Q In many institutions, the people responsible for social media are younger staff. But when there’s a crisis, maybe you don't want a 30-year-old with five years’ experience speaking for the institution. What do you do?
MACKY ALSTON: My recommendation is to have a really coordinated strategy — always, not just in times of crisis. The communications person and the president have to be joined at the hip.
I’m excited when institutions hire 30-something digital natives. I hope they won’t disempower them in a time of crisis, but will use them to troubleshoot crises and engage strategically with them.
But I don’t think it’s a bad idea for the executive vice president or another upper-level administrator to be able to jump into social media and take charge of the Twitter feed and Facebook page during crisis times. I love the notion of training people at the top layer of the administration. But my biggest fear is that some leaders may feel like they’re versatile in social media already — because they’re communicating with their friends and family through their personal accounts. But that doesn’t make them experts in social media. And when people jump in without strategy, it can be disastrous.
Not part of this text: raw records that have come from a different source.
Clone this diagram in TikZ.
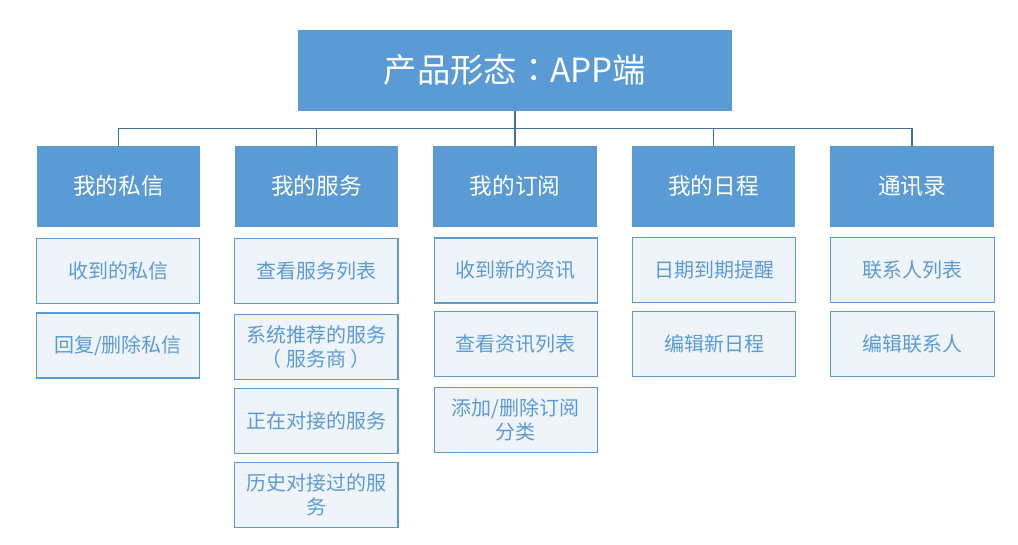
\documentclass[tikz,border=0pt]{standalone}
\usepackage{fontspec}
\setmainfont{Noto Sans CJK SC}
\newfontfamily\cjktc{Noto Sans CJK TC}
\usepackage{tikz}
\usetikzlibrary{positioning}
\definecolor{boxblue}{RGB}{91,155,213}
\definecolor{boxlight}{RGB}{239,244,251}
\definecolor{linkblue}{RGB}{65,113,156}

\begin{document}
\begin{tikzpicture}[x=0.75pt,y=-0.75pt,
    mainbox/.style={fill=boxblue,text=white,minimum width=325.5pt,minimum height=60.5pt,inner sep=0pt,font=\fontsize{25}{29}\selectfont},
    catbox/.style={fill=boxblue,text=white,minimum width=122.5pt,minimum height=60.5pt,inner sep=0pt,font=\fontsize{17}{20}\selectfont},
    subbox/.style={fill=boxlight,draw=boxblue,line width=0.9pt,text=boxblue,minimum width=122.5pt,minimum height=48.8pt,inner sep=0pt,align=center,font=\fontsize{15}{18}\selectfont},
    link/.style={draw=linkblue,line width=0.8pt}]
    \useasboundingbox (0,0) rectangle (1018,544);
    \node[mainbox] (top) at (515,70.3) {产品形态{\cjktc ：}APP端};
    % categories
    \node[catbox] (c1) at (118.5,186.3) {我的私信};
    \node[catbox] (c2) at (316.5,186.3) {我的服务};
    \node[catbox] (c3) at (515,186.3) {我的订阅};
    \node[catbox] (c4) at (713.5,186.3) {我的日程};
    \node[catbox] (c5) at (912,186.3) {通讯录};
    % connectors
    \coordinate (bus) at (515,128.3);
    \draw[link] (top.south) -- (bus);
    \draw[link] (c1.north |- bus) -- (c5.north |- bus);
    \foreach \c in {c1,c2,c3,c4,c5}
        \draw[link] (\c.north |- bus) -- (\c.north);
    % sub items
    \node[subbox] (s11) at (118,270.8) {收到的私信};
    \node[subbox] (s12) at (118,345.5) {回复/删除私信};
    \node[subbox] (s21) at (316.3,271.3) {查看服务列表};
    \node[subbox] (s22) at (316.3,346.8) {系统推荐的服务\\（ 服务商 ）};
    \node[subbox] (s23) at (316.3,420.8) {正在对接的服务};
    \node[subbox] (s24) at (316.3,494.8) {历史对接过的服\\务};
    \node[subbox] (s31) at (515.8,270.5) {收到新的资讯};
    \node[subbox] (s32) at (515.8,344.2) {查看资讯列表};
    \node[subbox] (s33) at (515.8,420.3) {添加/删除订阅\\分类};
    \node[subbox] (s41) at (714,270.3) {日期到期提醒};
    \node[subbox] (s42) at (714,344.2) {编辑新日程};
    \node[subbox] (s51) at (912.5,270.3) {联系人列表};
    \node[subbox] (s52) at (912.5,344.2) {编辑联系人};
\end{tikzpicture}
\end{document}
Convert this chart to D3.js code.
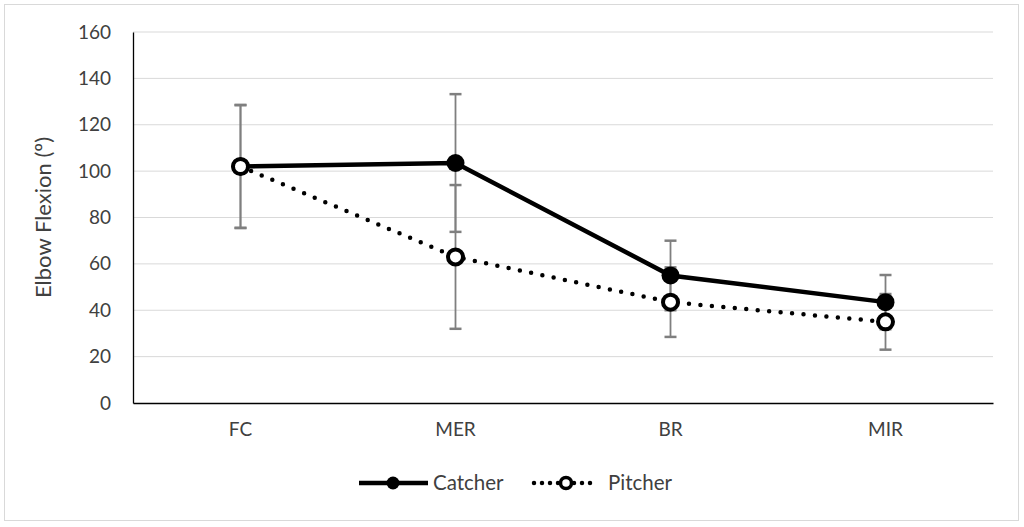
<!DOCTYPE html>
<html>
<head>
  <meta charset="UTF-8">
  <style>
    body { margin: 0; background: #fff; }
    text { font-family: Lato, "Open Sans", sans-serif; fill: #404040; }
  </style>
</head>
<body>
  <svg></svg>
<script src="https://d3js.org/d3.v7.min.js"></script>
<script>
let width = 1024,
    height = 527;

let phases = ["FC", "MER", "BR", "MIR"];
let catcher = [102, 103.5, 55, 43.5];
let catcherErr = [26.5, 29.7, 15, 11.7];
let pitcher = [102, 63, 43.5, 35];
let pitcherErr = [26.5, 31, 15, 12];
let yTicks = [0, 20, 40, 60, 80, 100, 120, 140, 160];

let svg = d3.select("svg")
    .attr("width", width)
    .attr("height", height);

// outer frame
svg.append("rect")
    .attr("x", 4.5).attr("y", 4.5)
    .attr("width", 1014).attr("height", 516)
    .attr("fill", "#fff")
    .attr("stroke", "#d9d9d9");

let margin = {left: 133, right: 993, top: 32, bottom: 403};

let x = d3.scaleBand()
    .domain(phases)
    .range([margin.left, margin.right]);

let y = d3.scaleLinear()
    .domain([0, 160])
    .range([margin.bottom, margin.top]);

let cx = d => x(d) + x.bandwidth() / 2;

// gridlines
svg.append("g")
  .selectAll("line")
  .data(yTicks.slice(1))
  .enter()
  .append("line")
    .attr("x1", margin.left).attr("x2", margin.right)
    .attr("y1", d => y(d)).attr("y2", d => y(d))
    .attr("stroke", "#d9d9d9")
    .attr("stroke-width", 1);

// y axis
let yAxis = svg.append("g")
    .attr("transform", "translate(" + margin.left + ",0)")
    .call(d3.axisLeft(y).tickValues(yTicks).tickSize(0).tickPadding(22));
yAxis.select(".domain").attr("stroke", "#000").attr("stroke-width", 1.3);
yAxis.selectAll("text").style("font-size", "19px").attr("fill", "#404040");

// x axis
let xAxis = svg.append("g")
    .attr("transform", "translate(0," + margin.bottom + ")")
    .call(d3.axisBottom(x).tickSize(0).tickPadding(20));
xAxis.select(".domain").attr("stroke", "#000").attr("stroke-width", 1.3);
xAxis.selectAll("text").style("font-size", "19px").attr("fill", "#404040");

svg.append("text")
    .attr("transform", "translate(51," + (margin.top + margin.bottom) / 2 + ") rotate(-90)")
    .attr("text-anchor", "middle")
    .style("font-size", "22px")
    .text("Elbow Flexion (º)");

// error bars
function errorBars(vals, errs) {
  let g = svg.append("g");
  phases.forEach((p, i) => {
    let top = y(vals[i] + errs[i]), bot = y(vals[i] - errs[i]);
    g.append("line")
      .attr("x1", cx(p)).attr("x2", cx(p))
      .attr("y1", top).attr("y2", bot)
      .attr("stroke", "#7f7f7f").attr("stroke-width", 1.8);
    [top, bot].forEach(yy => {
      g.append("line")
        .attr("x1", cx(p) - 6).attr("x2", cx(p) + 6)
        .attr("y1", yy).attr("y2", yy)
        .attr("stroke", "#7f7f7f").attr("stroke-width", 2.5);
    });
  });
}
errorBars(catcher, catcherErr);
errorBars(pitcher, pitcherErr);

let line = d3.line()
    .x((d, i) => cx(phases[i]))
    .y(d => y(d));

svg.append("path")
    .datum(pitcher)
    .attr("d", line)
    .attr("fill", "none")
    .attr("stroke", "#000")
    .attr("stroke-width", 4.5)
    .attr("stroke-linecap", "round")
    .attr("stroke-dasharray", "0,11.5");

svg.append("path")
    .datum(catcher)
    .attr("d", line)
    .attr("fill", "none")
    .attr("stroke", "#000")
    .attr("stroke-width", 4.5);

svg.append("g")
  .selectAll("circle")
  .data(catcher)
  .enter()
  .append("circle")
    .attr("cx", (d, i) => cx(phases[i]))
    .attr("cy", d => y(d))
    .attr("r", 9)
    .attr("fill", "#000");

svg.append("g")
  .selectAll("circle")
  .data(pitcher)
  .enter()
  .append("circle")
    .attr("cx", (d, i) => cx(phases[i]))
    .attr("cy", d => y(d))
    .attr("r", 7.5)
    .attr("fill", "#fff")
    .attr("stroke", "#000")
    .attr("stroke-width", 4);

// legend
let legY = 483;
let leg = svg.append("g");
leg.append("line")
    .attr("x1", 359).attr("x2", 428)
    .attr("y1", legY).attr("y2", legY)
    .attr("stroke", "#000").attr("stroke-width", 4.5);
leg.append("circle")
    .attr("cx", 393).attr("cy", legY).attr("r", 6.5).attr("fill", "#000");
leg.append("text")
    .attr("x", 433).attr("y", legY + 7)
    .style("font-size", "20.5px")
    .text("Catcher");

leg.append("line")
    .attr("x1", 534).attr("x2", 598)
    .attr("y1", legY).attr("y2", legY)
    .attr("stroke", "#000").attr("stroke-width", 4.5)
    .attr("stroke-linecap", "round")
    .attr("stroke-dasharray", "0,8");
leg.append("circle")
    .attr("cx", 566).attr("cy", legY).attr("r", 5.5)
    .attr("fill", "#fff").attr("stroke", "#000").attr("stroke-width", 3.5);
leg.append("text")
    .attr("x", 608).attr("y", legY + 7)
    .style("font-size", "20.5px")
    .text("Pitcher");
</script>
</body>
</html>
Q What do you mean by “disastrous”?
MACKY ALSTON: Leaders of institutions can be like the kids who are posting unselfconsciously and then applying for a job. Sometimes they aren’t nearly as careful as they should be. I don't know if it’s ever the wisest choice for the president not to be on social media, but in some cases I prefer that choice to being irresponsible or out of step.
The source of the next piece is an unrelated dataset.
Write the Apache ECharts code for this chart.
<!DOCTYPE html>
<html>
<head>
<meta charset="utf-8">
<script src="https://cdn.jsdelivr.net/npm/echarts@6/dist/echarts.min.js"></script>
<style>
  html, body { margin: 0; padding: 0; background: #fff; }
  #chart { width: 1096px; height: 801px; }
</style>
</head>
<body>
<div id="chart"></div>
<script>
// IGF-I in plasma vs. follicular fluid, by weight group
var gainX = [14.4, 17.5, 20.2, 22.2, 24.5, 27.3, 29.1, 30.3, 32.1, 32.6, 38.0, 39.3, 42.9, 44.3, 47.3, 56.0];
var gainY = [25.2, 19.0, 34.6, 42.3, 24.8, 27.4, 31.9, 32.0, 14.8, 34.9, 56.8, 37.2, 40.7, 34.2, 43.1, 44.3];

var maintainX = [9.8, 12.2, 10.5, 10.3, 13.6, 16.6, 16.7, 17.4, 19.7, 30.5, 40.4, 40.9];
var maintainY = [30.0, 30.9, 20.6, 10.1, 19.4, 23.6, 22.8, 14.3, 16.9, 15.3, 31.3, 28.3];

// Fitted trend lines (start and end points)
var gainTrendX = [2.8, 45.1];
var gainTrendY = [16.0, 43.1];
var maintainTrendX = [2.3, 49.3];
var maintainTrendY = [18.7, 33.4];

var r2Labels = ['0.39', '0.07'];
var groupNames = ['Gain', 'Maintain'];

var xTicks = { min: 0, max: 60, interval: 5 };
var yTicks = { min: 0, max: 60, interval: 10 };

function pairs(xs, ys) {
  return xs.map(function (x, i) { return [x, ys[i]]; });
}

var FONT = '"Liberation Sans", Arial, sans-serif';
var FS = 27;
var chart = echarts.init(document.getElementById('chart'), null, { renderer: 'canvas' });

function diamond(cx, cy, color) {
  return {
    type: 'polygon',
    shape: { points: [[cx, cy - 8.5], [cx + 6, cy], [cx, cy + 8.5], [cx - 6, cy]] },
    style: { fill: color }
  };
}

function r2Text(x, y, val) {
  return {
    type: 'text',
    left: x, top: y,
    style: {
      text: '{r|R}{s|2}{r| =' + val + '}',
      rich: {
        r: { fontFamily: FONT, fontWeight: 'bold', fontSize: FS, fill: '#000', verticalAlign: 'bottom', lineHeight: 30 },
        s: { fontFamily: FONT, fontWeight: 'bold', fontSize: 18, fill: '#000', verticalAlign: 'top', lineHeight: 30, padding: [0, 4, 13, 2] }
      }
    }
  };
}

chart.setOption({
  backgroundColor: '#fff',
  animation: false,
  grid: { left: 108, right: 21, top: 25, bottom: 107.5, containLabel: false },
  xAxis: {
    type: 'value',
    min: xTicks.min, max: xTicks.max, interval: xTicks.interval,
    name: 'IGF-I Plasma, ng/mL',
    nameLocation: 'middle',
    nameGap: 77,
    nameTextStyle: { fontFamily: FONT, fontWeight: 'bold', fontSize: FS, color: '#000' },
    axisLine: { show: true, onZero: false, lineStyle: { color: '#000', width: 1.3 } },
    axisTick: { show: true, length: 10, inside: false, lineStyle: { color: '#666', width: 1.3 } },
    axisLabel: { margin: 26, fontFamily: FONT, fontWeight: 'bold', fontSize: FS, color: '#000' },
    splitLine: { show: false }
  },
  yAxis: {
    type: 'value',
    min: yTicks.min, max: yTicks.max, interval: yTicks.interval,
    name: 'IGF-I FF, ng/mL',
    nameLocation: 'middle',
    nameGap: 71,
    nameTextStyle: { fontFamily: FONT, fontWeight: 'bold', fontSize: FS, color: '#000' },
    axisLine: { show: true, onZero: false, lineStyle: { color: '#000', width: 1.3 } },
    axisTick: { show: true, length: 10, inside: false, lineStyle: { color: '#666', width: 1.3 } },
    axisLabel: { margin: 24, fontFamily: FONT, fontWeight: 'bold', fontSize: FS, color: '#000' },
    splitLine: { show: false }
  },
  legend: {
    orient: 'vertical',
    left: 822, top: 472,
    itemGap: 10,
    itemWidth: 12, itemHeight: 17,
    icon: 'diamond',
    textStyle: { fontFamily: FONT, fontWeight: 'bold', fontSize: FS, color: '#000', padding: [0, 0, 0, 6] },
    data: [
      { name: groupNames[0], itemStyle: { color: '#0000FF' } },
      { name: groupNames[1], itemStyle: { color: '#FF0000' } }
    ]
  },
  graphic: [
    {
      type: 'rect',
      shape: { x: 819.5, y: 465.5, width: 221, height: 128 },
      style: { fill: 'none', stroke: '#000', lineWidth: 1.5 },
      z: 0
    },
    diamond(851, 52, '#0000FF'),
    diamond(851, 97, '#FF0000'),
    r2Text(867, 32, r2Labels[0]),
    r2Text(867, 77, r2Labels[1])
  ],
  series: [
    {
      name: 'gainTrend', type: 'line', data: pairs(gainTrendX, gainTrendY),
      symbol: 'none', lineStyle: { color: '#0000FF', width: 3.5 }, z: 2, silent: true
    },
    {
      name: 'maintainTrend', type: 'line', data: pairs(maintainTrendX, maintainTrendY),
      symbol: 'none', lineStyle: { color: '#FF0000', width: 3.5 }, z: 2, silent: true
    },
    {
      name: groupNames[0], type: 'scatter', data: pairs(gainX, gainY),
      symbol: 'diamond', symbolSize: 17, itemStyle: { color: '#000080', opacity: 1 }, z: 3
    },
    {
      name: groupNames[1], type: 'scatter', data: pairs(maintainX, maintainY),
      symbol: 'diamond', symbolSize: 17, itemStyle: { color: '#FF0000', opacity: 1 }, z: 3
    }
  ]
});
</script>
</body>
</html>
If somebody just grabs the reins of an account and speaks inauthentically without an understanding of what the conversation has been, that worries me. There’s an opportunity for a multi-vocal institutional presence through social media. Each person is going to have a different voice and those voices should be carefully curated.
Q Preparedness is the key to responsible community stewardship. How do you help a community deal with bad things that happen?
MACKY ALSTON: Institutions live and die based on communication —fundraising, attracting students, and managing crises are all facets of communication. Institutions should be careful not to underinvest in communications, because it’s so central.
This interview was edited by Regina Raiford Babcock.
In Trust recently interviewed Elizabeth Drescher, author of Tweet If You ♥ Jesus: Practicing Church in the Digital Reformation (Morehouse, 2011, 190 pp., $20) and co-author (with Keith Anderson) of Click 2 Save: The Digital Ministry Bible (Morehouse, 2012, 192 pp., $20). Drescher is adjunct associate professor of religion and pastoral ministry at Santa Clara University.
Some highlights from Drescher’s remarks:
In a networked environment, your focus is not on ‘getting the message out’ but on developing relationships with people. In fact, the relationship itself is the message.
Part of any crisis plan is a communications plan, and that involves identifying who will communicate and what that person will say—even if the message is ‘no one is going to say anything right now, but we will be talking to you shortly.’ Communication matters because we’re in relationship with people, and people want to know. The president can decide, ‘I’m just too busy to be thinking about tweeting,’ but you hope that there’s at least one staff member who is thinking about how to communicate the president’s message in bite-sized tweetable pieces.
During an intense crisis, most institutions are not going to have the communications expertise that they need. But there are really reputable consultants who work on communications. Just as you may bring in an attorney if your situation calls for one, it’s worth having in your Rolodex the names of some people who are used to dealing with social media so that you can get help when you’re in the middle of the crisis.